In 2018, getting SOC 2 compliant took 6-12 months, cost $50,000+, and required endless spreadsheets, screenshot collections, and back-and-forth emails with auditors. It was the kind of pain that founders hated — necessary for enterprise sales, but a productivity black hole.
Vanta changed that. Founded in 2018 at Y Combinator by Christina Cacioppo, Vanta automated the evidence collection process by connecting directly to your cloud infrastructure, HR tools, and device management — replacing weeks of manual screenshots with continuous, automated monitoring. By 2022, the company was valued at $1.6 billion.

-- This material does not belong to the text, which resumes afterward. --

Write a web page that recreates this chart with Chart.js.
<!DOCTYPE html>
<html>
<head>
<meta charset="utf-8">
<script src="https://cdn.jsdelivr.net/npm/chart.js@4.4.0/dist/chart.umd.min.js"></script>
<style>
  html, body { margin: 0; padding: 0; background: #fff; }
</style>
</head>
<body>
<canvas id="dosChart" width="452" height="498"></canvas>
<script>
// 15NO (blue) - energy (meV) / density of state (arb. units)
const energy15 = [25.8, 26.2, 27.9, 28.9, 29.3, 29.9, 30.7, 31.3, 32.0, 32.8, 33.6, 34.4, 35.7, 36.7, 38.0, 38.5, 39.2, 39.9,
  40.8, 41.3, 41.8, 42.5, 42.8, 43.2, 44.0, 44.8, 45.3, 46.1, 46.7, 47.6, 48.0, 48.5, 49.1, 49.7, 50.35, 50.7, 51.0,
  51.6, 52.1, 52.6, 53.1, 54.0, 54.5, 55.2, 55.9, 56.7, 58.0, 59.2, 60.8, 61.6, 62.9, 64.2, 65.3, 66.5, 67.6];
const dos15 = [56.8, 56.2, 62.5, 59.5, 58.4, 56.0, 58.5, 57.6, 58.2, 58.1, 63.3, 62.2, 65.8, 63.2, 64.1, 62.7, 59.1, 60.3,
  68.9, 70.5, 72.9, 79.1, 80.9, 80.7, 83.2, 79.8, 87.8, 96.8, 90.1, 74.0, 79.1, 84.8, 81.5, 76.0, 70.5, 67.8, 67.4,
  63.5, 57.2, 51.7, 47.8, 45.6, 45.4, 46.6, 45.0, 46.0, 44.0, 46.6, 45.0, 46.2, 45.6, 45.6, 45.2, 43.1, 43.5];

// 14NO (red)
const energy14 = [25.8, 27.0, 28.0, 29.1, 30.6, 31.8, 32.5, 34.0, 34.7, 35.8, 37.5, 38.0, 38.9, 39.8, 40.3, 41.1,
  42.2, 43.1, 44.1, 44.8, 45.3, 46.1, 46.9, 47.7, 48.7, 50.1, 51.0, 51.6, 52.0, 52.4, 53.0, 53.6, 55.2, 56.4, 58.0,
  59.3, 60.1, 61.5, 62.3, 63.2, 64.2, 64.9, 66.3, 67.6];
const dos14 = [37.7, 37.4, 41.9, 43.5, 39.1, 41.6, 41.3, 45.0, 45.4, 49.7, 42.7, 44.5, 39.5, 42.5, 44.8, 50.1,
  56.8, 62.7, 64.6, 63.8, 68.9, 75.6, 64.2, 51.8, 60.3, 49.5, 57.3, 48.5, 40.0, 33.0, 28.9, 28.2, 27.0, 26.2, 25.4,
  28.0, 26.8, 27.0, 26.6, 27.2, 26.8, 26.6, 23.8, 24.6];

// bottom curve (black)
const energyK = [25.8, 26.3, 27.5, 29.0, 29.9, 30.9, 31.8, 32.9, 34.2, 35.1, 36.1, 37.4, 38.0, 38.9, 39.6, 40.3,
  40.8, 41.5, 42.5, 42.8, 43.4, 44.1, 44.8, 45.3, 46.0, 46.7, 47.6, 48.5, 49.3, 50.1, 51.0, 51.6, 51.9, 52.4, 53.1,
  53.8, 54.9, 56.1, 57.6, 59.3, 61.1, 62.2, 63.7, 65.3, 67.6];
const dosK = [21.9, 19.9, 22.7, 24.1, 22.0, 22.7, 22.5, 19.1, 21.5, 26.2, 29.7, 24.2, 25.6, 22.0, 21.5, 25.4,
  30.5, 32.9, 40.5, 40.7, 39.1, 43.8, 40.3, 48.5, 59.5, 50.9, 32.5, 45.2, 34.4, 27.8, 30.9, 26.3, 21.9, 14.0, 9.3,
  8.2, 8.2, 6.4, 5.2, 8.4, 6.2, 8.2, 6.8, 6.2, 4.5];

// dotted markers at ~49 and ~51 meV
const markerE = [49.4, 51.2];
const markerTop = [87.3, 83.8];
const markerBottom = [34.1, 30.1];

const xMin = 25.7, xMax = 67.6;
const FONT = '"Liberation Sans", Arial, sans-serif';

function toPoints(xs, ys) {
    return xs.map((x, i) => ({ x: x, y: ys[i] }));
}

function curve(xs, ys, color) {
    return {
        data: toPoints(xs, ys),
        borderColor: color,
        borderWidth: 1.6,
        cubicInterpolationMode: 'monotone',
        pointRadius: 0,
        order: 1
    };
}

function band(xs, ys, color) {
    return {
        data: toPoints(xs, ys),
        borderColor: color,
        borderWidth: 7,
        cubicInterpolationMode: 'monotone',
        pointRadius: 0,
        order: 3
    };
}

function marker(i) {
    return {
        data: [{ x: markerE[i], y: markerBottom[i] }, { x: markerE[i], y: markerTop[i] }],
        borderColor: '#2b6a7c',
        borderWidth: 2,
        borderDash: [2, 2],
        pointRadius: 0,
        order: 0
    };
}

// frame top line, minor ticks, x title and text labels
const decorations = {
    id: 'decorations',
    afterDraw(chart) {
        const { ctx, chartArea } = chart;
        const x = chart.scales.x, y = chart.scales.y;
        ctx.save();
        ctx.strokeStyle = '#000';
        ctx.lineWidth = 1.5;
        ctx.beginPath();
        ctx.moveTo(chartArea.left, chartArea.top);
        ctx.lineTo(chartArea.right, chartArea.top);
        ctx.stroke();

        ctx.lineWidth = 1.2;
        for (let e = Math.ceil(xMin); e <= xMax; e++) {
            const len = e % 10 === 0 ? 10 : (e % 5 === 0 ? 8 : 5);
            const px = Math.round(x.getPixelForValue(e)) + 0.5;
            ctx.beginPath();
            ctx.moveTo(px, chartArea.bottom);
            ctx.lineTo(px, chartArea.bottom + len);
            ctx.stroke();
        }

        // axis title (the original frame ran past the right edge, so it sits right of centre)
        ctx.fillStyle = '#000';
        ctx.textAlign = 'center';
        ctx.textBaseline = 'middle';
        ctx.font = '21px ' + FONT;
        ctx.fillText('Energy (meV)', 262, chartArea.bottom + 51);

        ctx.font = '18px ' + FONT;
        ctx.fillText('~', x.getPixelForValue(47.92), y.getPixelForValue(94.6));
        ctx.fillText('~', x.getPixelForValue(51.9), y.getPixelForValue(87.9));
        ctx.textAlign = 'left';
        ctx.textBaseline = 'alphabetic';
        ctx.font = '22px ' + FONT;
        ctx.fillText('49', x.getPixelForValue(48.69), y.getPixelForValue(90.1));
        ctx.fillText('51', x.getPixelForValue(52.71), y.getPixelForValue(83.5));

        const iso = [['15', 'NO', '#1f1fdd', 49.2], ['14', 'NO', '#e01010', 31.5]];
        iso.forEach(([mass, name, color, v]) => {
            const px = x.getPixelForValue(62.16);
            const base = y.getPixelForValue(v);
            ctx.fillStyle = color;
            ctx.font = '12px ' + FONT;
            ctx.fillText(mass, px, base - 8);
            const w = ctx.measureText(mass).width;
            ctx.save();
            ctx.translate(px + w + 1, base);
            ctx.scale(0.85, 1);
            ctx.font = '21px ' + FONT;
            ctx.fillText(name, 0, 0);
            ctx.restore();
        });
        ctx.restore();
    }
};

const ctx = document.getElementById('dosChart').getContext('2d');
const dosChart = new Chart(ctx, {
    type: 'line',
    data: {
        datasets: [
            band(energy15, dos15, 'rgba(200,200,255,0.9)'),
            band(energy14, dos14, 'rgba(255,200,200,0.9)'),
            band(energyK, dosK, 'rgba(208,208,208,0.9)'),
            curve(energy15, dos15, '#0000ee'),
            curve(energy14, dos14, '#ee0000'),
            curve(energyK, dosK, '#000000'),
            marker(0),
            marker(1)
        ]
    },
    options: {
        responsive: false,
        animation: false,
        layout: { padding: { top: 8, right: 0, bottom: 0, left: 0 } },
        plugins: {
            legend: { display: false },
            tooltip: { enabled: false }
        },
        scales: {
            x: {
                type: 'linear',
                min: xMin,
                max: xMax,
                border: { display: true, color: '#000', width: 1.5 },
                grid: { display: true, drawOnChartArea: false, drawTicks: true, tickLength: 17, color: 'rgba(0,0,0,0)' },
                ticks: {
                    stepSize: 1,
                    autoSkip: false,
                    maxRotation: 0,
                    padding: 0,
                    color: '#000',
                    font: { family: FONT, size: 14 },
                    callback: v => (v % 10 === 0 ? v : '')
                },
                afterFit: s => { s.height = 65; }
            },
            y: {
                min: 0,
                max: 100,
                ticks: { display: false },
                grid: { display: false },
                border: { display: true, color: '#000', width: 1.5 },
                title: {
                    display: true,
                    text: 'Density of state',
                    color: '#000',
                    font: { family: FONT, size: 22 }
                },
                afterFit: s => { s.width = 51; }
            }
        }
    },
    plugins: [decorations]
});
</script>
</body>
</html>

But Vanta's story isn't just about automation. It's about turning compliance from a periodic cost center into a continuous trust asset — and building competitive moats that competitors like Drata, Secureframe, Thoropass (formerly Laika), and Sprinto are still trying to match.
Here's the 5-moat competitive analysis of how Vanta won — and what every SaaS founder should learn from it.
📚 About this series
This is the 31st installment of our "Why X Won" competitive intelligence series. Each analysis uses the 5-moat framework to decode how a dominant SaaS company built defensibility — covering product moats, distribution moats, data moats, ecosystem moats, and brand/culture moats. See all 30+ case studies →
Market Context: The Compliance Automation Opportunity
The security compliance market is driven by one simple fact: enterprise customers demand proof of security before they'll buy. SOC 2, ISO 27001, HIPAA, GDPR, and PCI DSS aren't optional for B2B SaaS companies that want to sell to mid-market and enterprise accounts.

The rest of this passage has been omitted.